Delicate Arch in nearby Arches National Park is expected to be the setting when the flame begins its Utah journey at 7 a.m. that morning. Several runners will carry the torch through selected areas of the park. Although the park won’t be closed, access will be restricted. However, most Moab residents will likely join others around the state in watching that segment on television.

As the torch relay leaves the park, Russell von Koch of Moab will be one of two BLM employees who will carry the torch aboard a mountain bike and transport it from the park and across the Colorado River bridge and into the town of Moab, where it will be carried along Main Street by several runners, each for about a fifth of a mile.

Besides von Koch, at least a dozen other Moab residents will be torchbearers in the relay, although some of them may be carrying the torch elsewhere that day. They are: Arielle Beck, a 1997 graduate of Grand County High who now plays basketball for Upper Iowa University; Sena Flanders, the editor of Moab’s Times Independent newspaper; Steve Frederick, a waiter at the Sunset Grill; Sarah Henderson, a special education teacher at Red Rock Elementary School; Lisa Hendy, who referees youth sports and is active in civic and church activities; Ernie Lisonbee, a former firefighter who now works as a sanitation worker; Julie Mueller, the former executive director of the Moab Area Chamber of Commerce; Shannon Nobis-Scherer, a former Olympic Team member who finished 10th in the women’s super-G competition at the 1994 Olympics in Lillehammer; Christy Parry, a technical writer at Technica Pacifica; Ryan Stucki, a 17-year-old senior at GCHS who competes in cross country and track; Jim Walker, a retired schoolteacher; and Bill Zanotti, a forester with Utah Division of Forestry, Fire and State Lands. In addition, Moab City has chosen two of its own city employees — Marcy Till and David Olsen — to represent the city as torchbearers in the relay.

Former Moab resident Mark Walker now works for the Salt Lake Organizing Committee and has been with the torch since the beginning of the relay. The Olympic flame, which was lit at a ceremony Nov. 19 in Greece, began its two-month journey through the United States in Atlanta on Dec. 4. Key stops last month included a stay in both Washington D.C. and New York City, where torchbearers included numerous people who were wounded or who lost loved ones in the Sept. 11 terrorist attacks. Pres. George W. Bush lit the torch off the cauldron in Washington, and NYC Mayor Rudy Guiliani performed a similar role at a special ceremony in New York a few days later.
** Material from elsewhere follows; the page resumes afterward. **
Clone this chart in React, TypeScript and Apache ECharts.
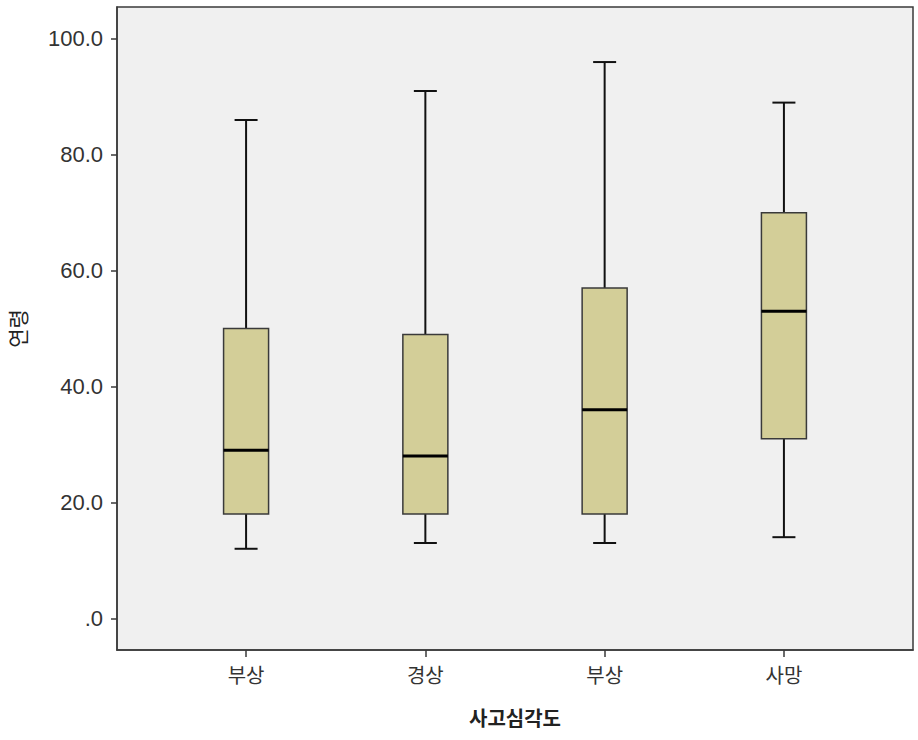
import React, { useEffect, useRef } from "react";
import * as echarts from "echarts";

const categories = ["부상", "경상", "부상", "사망"];
const positions = [1, 2, 3, 4];
const mins = [12, 13, 13, 14];
const q1s = [18, 18, 18, 31];
const medians = [29, 28, 36, 53];
const q3s = [50, 49, 57, 70];
const maxs = [86, 91, 96, 89];
const yTicks = [0, 20, 40, 60, 80, 100];

export default function App() {
  const ref = useRef<HTMLDivElement>(null);
  useEffect(() => {
    if (!ref.current) return;
    const chart = echarts.init(ref.current, null, { renderer: "svg" });
    const data = positions.map((p, i) => [p, mins[i], q1s[i], medians[i], q3s[i], maxs[i]]);
    const labelFont = "'Liberation Sans', Arial, sans-serif";
    const krFont = "'Noto Sans CJK KR', sans-serif";
    chart.setOption({
      animation: false,
      grid: {
        left: 117,
        top: 7,
        right: 5,
        bottom: 90,
        outerBoundsMode: "none",
        containLabel: false,
        show: true,
        backgroundColor: "#f0f0f0",
        borderColor: "#3a3a3a",
        borderWidth: 1.5,
      },
      xAxis: {
        type: "value",
        min: 0.28,
        max: 4.72,
        splitLine: { show: false },
        axisLine: { show: true, onZero: false, lineStyle: { color: "#3a3a3a", width: 1.5 } },
        axisTick: { show: true, customValues: positions, length: 7, lineStyle: { color: "#3a3a3a", width: 1.5 } },
        axisLabel: {
          customValues: positions,
          formatter: (v: number) => categories[Math.round(v) - 1] ?? "",
          fontFamily: krFont,
          fontSize: 20,
          color: "#333",
          margin: 14,
        },
        name: "사고심각도",
        nameLocation: "middle",
        nameGap: 57,
        nameTextStyle: { fontFamily: krFont, fontSize: 20, fontWeight: "bold", color: "#222" },
      },
      yAxis: {
        type: "value",
        min: -5.47,
        max: 105.5,
        splitLine: { show: false },
        axisLine: { show: true, onZero: false, lineStyle: { color: "#3a3a3a", width: 1.5 } },
        axisTick: { show: true, customValues: yTicks, length: 6, lineStyle: { color: "#3a3a3a", width: 1.5 } },
        axisLabel: {
          customValues: yTicks,
          formatter: (v: number) => (v === 0 ? ".0" : v.toFixed(1)),
          fontFamily: labelFont,
          fontSize: 22,
          color: "#333",
          margin: 14,
        },
        name: "연령",
        nameLocation: "middle",
        nameGap: 90,
        nameTextStyle: { fontFamily: krFont, fontSize: 21, color: "#222" },
      },
      series: [
        {
          type: "custom",
          data,
          encode: { x: 0, y: [1, 2, 3, 4, 5] },
          renderItem: (params: any, api: any) => {
            const x = api.value(0);
            const pMin = api.coord([x, api.value(1)]);
            const pQ1 = api.coord([x, api.value(2)]);
            const pMed = api.coord([x, api.value(3)]);
            const pQ3 = api.coord([x, api.value(4)]);
            const pMax = api.coord([x, api.value(5)]);
            const cx = pMin[0];
            const boxHalf = 22.5;
            const capHalf = 11.5;
            const whisk = { stroke: "#111", lineWidth: 2 };
            return {
              type: "group",
              children: [
                { type: "line", shape: { x1: cx, y1: pQ3[1], x2: cx, y2: pMax[1] }, style: whisk },
                { type: "line", shape: { x1: cx, y1: pQ1[1], x2: cx, y2: pMin[1] }, style: whisk },
                { type: "line", shape: { x1: cx - capHalf, y1: pMax[1], x2: cx + capHalf, y2: pMax[1] }, style: whisk },
                { type: "line", shape: { x1: cx - capHalf, y1: pMin[1], x2: cx + capHalf, y2: pMin[1] }, style: whisk },
                {
                  type: "rect",
                  shape: { x: cx - boxHalf, y: pQ3[1], width: boxHalf * 2, height: pQ1[1] - pQ3[1] },
                  style: { fill: "#d3ce98", stroke: "#3a3a3a", lineWidth: 1.5 },
                },
                {
                  type: "line",
                  shape: { x1: cx - boxHalf, y1: pMed[1], x2: cx + boxHalf, y2: pMed[1] },
                  style: { stroke: "#000", lineWidth: 3 },
                },
              ],
            };
          },
        },
      ],
    });
    return () => chart.dispose();
  }, []);
  return <div ref={ref} style={{ position: "absolute", left: 0, top: 0, width: 918, height: 740 }} />;
}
An entourage of support vehicles (supplied by relay co-sponsor Chevrolet) is accompanying the flame as it winds its way on a serpentine journey through 46 of the 50 states before winding up at the Rice-Eccles Olympic Stadium in Salt Lake City on Feb. 8 for the OpeningCeremonies of the XIX Olympic Winter Games.

The torch route winds all over the Western states before finally entering Utah from Grand Junction, Colo. on Feb. 3, with Moab kicking off the “homestretch” of the relay run the following morning. After making it down Moab’s Main Street, the torch is expected to be taken via helicopter later that morning to Monument Valley. From there, the torch will make stops on the ground in both Bryce and Zion National Parks before ending the day in St. George. Then, in the days that follow, it will travel up Interstate 15 to the northern end of the state (Logan), and eventually come back to Salt Lake via Park City and Parley’s Canyon.

The Olympic Games begin with the opening ceremonies on Feb. 8 and end with the closing ceremonies on Feb. 24.